The thing about welfare is that people expect to much from it. It is simply not possible for welfare to stop children being hurt by broken homes. It's also not possible to institute a program of welfare that *somebody* can't take advantage of, to the harm of others.

Welfare shouldn't be held responsible for the first, and given that the second is unavoidable unless everybody in the world were completely honest and honorable, that leaves welfare with only one just and proper burden: to see that people who need money to live get it. If that's happening, welfare is working. Ideally, the dispensation of welfare should be in such a way as to enable and encourage more people, rather than less, to get on their own feet again, re-enter the work force, and start providing for themselves and contributing to the economy. If it is thought that paying extra benefits to married couples will help more people than it hurts (and doubly so if the specific people it helps are the honest and honorable ones and the specific people it hurts are the ones taking advantage of the system), then I'm all for it. Sure, some innocent children will be hurt by the change; other innocent children will be saved from hurt by the change, and this is true no matter WHAT change to the welfare system is proposed. The trick is in determining whether more are helped than hurt and balancing that with how much money is being plugged into the system in the first place.

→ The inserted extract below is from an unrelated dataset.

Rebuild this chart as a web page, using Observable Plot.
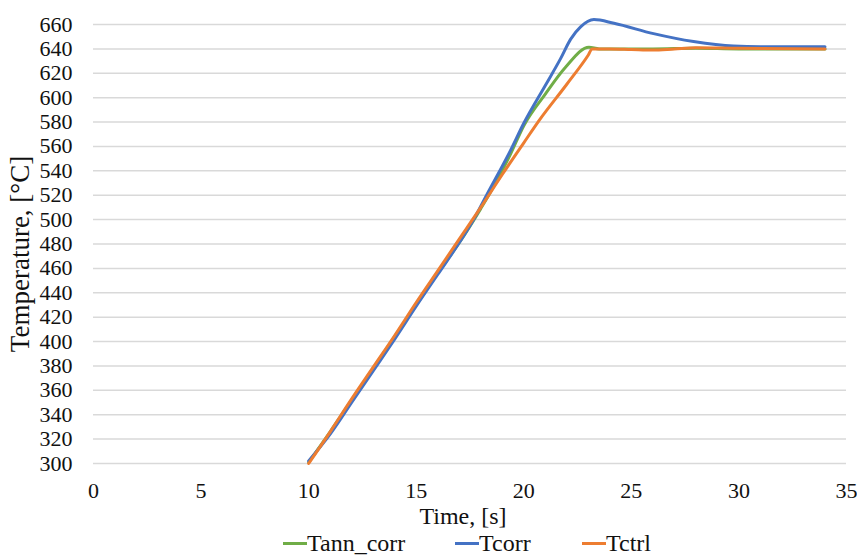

Whether Bush's plan will be an improvement or not, I don't know. I'd have to see more details. Based on what I *do* know -- and making guesses about what I don't that could potentially reverse my conclusion completely if wrong -- I think I'm less concerned about the wrongness of the plan than the usefulness of it. In other words, I don't think it'll hurt more than it helps, but I'm reluctant to say that I see it helping significantly more than it hurts. The tentative tie breaker for me is that it is better for family integrity to encourage marriage rather than to *dis*courage it, which is what various money-related government plans have been doing for a long time.

Ideally, of course, we would have a social and political system set up to encourage marriage only between couples that love each other and intend to stay with each other for life, and not to make it convenient for couples to marry for...well, convenience.

But it's not possible to achieve that ideal, so the fact that some plan or other *doesn't* achieve it shouldn't be cause to denounce it.